Friday, April 2, 2010

Day 8: Willemstad Curacao

Good Friday, April 2nd

With a day of rest and a good night's sleep behind us, we both woke up before six o'clock, got dressed and went up on deck to watch us dock at Willemstead. The city is really colorful and different than any of the other Caribbean ports we'd seen. It is arranged around St. Anna's Bay and all of the houses are painted in different pastel shades.

After watching the docking we walked down to the buffet and had breakfast. Then we made a quick trip back to our room and headed off the ship to explore the town at around 8:30.

Our first stop was, you guessed it, a Fort. The fort on the west side of St. Anna's Bay, the portion of the city named Otrobanda, is called Fort Rif. However, the only thing fort-like about it are the walls. Inside it's been turned into a modern shopping center with scores of restaurants, bars and shops. We climbed to the top of the wall and walked around it, just to get a feel for the view up and down the coast. Then we took off for the city.

The two halves of the city are connected by a pontoon bridge for foot traffic (named Queen Emma's bridge) and a really high arched bridge (Queen Julianna) for motor traffic. At least ten times a day the pontoon bridge swings out of the way so that boat traffic can get through into the main portion of St. Anna's bay.

We crossed the pontoon bridge and started walking through the eastern of Punda portion of the town. The first thing we saw was the floating market. These are boats who pull up to the wharf on the north side of down and sell local produce. There was a lot of tropical fruits as well as large bananas and other produce that I didn't recognize.

There weren't a lot of crowds (locals or tourists), probably because it was a holiday. Many of the shops in the tourist core of downtown were closed for Good Friday, and the rest were closing early at 2:00 pm. There were even fewer people when we went out of the city.

Neither of us especially wanted to look through the tourist shops so we started walking out of town following one of the arms of St. Anna's Bay and then one of the main streets. We first passed a Pentecostal storefront church. We looked inside and saw that there was only one person in the seats. While we were standing there, a woman walked up and invited us to the Good Friday service that started in a few minutes. However, the service was in Spanish, so we didn't go in. We passed a Methodist church, which seemed to be full, but the service was already going, and a Catholic church which didn't have anything happening.
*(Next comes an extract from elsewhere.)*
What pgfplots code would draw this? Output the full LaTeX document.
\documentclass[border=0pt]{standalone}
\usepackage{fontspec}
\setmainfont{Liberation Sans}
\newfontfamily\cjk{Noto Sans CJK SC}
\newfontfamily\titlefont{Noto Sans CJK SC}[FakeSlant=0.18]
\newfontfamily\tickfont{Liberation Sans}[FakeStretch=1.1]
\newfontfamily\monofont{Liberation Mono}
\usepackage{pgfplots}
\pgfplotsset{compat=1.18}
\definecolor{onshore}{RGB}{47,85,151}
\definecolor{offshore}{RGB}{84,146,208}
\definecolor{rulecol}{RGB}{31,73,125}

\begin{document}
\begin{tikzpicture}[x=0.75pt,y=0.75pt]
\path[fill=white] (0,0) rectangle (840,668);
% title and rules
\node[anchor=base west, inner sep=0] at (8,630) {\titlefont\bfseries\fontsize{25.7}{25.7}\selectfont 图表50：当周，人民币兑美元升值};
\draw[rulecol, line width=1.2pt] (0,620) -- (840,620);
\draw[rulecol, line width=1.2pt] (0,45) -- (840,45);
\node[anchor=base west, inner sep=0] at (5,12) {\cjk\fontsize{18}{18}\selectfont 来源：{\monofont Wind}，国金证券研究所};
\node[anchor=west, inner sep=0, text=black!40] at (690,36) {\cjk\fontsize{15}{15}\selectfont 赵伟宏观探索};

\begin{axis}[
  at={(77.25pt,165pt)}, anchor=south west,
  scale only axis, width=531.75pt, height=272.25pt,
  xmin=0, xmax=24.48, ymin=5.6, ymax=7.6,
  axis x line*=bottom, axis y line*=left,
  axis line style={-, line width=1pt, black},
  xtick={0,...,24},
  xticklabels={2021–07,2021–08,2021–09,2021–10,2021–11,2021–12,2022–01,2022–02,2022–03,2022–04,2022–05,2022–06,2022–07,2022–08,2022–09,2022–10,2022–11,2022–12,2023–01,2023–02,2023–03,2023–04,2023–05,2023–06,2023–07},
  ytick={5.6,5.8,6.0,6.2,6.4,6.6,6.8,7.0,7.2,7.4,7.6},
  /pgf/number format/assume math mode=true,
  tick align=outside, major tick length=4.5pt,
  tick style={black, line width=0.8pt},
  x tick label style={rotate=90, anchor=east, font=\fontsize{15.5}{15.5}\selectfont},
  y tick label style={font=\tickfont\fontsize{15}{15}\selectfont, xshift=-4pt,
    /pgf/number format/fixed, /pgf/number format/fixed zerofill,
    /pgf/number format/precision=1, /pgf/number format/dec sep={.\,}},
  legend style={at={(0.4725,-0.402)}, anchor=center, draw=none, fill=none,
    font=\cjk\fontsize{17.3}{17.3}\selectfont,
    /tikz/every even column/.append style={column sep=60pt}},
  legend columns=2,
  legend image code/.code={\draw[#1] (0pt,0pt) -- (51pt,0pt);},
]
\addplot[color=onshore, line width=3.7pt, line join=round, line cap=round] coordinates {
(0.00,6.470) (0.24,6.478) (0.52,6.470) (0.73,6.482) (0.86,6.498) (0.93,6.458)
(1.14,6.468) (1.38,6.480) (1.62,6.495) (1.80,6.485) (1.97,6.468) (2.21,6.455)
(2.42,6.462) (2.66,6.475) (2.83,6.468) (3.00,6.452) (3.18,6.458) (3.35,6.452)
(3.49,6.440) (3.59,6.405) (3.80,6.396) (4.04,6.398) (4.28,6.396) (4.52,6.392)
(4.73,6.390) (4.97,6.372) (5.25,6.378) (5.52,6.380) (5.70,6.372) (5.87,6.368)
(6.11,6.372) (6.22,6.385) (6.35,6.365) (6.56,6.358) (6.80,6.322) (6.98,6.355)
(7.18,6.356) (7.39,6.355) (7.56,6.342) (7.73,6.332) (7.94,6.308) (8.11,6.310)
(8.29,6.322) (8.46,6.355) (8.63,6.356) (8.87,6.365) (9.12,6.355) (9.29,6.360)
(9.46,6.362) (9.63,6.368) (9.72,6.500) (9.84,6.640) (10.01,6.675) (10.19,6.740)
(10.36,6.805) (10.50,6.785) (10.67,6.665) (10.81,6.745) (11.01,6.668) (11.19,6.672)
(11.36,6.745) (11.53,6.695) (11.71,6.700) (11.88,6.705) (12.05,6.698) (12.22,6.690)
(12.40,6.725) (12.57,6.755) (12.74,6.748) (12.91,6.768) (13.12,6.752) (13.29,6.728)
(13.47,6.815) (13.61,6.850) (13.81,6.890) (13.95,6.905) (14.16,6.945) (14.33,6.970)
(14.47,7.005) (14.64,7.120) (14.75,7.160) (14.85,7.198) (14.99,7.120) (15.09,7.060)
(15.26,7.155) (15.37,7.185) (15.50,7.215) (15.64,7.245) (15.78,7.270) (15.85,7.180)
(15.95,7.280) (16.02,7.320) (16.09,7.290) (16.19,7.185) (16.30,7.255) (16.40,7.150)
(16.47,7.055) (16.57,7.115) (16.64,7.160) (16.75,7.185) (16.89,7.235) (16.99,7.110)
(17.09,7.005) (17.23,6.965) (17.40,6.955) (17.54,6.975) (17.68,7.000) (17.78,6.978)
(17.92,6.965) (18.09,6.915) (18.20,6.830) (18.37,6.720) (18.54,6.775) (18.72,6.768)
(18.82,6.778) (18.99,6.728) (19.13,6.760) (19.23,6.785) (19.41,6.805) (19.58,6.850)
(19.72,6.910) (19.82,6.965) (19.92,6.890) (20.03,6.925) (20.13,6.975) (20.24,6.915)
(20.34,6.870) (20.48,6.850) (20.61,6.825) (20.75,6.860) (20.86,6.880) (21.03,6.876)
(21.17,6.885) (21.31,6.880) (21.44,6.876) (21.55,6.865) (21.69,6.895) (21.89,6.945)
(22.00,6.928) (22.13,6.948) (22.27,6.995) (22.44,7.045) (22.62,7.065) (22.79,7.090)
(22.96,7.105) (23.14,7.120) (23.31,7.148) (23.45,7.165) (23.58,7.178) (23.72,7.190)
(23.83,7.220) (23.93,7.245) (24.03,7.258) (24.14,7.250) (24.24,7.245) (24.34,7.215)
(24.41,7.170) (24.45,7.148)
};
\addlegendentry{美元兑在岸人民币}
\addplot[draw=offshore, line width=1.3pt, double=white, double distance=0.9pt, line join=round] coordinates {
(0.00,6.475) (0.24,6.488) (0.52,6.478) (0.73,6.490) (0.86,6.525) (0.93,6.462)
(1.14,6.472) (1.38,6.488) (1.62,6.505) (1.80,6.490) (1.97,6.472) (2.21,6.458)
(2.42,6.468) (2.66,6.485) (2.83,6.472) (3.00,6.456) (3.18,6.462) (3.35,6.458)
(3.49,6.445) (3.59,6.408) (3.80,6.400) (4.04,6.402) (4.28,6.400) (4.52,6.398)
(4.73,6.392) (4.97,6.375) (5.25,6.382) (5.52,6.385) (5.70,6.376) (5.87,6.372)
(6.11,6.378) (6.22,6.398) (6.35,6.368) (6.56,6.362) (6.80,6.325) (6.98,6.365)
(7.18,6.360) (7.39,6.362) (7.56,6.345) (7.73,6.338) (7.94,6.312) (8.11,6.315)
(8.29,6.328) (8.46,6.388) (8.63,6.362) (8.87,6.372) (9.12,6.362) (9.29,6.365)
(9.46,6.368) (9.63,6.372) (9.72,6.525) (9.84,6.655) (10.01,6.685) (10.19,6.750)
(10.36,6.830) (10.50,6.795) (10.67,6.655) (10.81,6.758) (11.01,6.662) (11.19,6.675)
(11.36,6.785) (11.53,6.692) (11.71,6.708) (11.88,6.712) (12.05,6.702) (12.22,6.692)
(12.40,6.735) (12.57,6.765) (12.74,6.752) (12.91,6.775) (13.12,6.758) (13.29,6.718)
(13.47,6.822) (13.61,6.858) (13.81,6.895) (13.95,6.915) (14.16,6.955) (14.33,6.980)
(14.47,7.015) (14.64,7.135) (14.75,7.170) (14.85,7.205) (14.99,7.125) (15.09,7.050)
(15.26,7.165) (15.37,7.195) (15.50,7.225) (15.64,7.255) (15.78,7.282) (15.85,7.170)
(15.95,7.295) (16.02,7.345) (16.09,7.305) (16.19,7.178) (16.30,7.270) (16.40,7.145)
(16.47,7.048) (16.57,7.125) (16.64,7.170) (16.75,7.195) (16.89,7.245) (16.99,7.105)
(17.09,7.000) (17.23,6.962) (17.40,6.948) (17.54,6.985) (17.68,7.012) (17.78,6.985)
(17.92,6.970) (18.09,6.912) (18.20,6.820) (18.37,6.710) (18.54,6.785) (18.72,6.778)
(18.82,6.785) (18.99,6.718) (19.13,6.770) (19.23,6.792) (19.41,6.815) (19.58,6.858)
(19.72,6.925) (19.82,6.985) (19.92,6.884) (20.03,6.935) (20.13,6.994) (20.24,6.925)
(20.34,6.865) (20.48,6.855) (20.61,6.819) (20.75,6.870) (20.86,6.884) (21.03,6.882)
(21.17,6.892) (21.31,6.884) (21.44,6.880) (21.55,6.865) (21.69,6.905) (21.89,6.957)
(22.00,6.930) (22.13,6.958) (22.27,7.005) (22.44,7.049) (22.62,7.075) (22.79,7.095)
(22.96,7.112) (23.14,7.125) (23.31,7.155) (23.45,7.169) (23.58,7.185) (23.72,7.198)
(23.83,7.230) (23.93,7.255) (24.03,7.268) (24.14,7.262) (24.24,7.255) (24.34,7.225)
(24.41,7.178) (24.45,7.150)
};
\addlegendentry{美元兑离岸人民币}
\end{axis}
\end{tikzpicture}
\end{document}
As we kept walking the houses got smaller and less well tended, but were still painted pastel colors. We walked by a graveyard but couldn't get in. After about two miles, the houses petered out and it looked like we were entering a rural and industrial area. (There are a lot of oil wells and oil tanks all over the island. The island is only 35 miles off of the coast of Venezuela, so I assume that they are tapping the same deposits).

Once we ran out of houses we turned right and kept going until we got to the ocean. The entire south-east coast of Curacao is an underwater marine park, but the beach is almost non existent. There is also no public access per-se. According to my guidebook, you can go into the resorts lining this section of the island and pay to snorkel there.

We didn't do that, but as we walked back toward town, we found several abandoned houses and we were able to get to the beach by walking through their property. The houses that are not abandoned are all just pristine. I imagine that it costs a lot to restore some of these old places. (Many of them are UNESCO World Heratige buildings, so you probably can't tear them down and put up a modern building.)

When we got back to the center of town we walked around the other fort, Fort Amsterdam. This is still very much in use as a governmental and police building. It doesn't look at all like an old fort; its walls have all been painted a nice pastel yellow.

After the fort, we walked though the tourist section of Punda and then crossed the pontoon bridge once again. We stopped in a cafe on Howard Johnson's square (right in front of the Howard Johnson's Hotel and Casino) and rested our feet for a bit. While we were sitting there, a yacht needed to get into the inner harbor, so they moved the pontoon bridge, which was kind of interesting.

After catching our breath and resting our feet, we decided to walk in the opposite direction and explore Otrobanda. This is not a tourist section of town. We walked down the main street looking in the shops and taking pictures of the buildings.

Eventually we came to a Christian college and another Catholic cathedral. Inside, in one corner of the curch there were about 25 old women holding a Good Friday service. We listened for a few minutes but really couldn't understand anything.

After leaving the church we found another large cemetery, filled entirely with crypts. I think maybe they don't do underground burials because the ground is rock, but I don't know. We certainly weren't at sea-level, like New Orleans.

Across from the cemetery was a supermarket and we went in and bought some Diet Coke for our stateroom. Because this wasn't in a tourist area, they really didn't know what to do with our American money (and we hadn't changed any into Florins). The supermarket was run by a Chinese family and their young son tried to figure out the conversion rate. Finally the mom just said "they're about a dollar" and so we handed over four ones.

By now it was almost twelve-thirty and we'd been walking for almost four hours and we were both hot and sweaty. When be got back on board we went to the buffet and drank ice-tea after ice-tea. Then we had a little lunch and went to our cabin for reading and a nap.

Next stop, Aruba and some more snorkeling.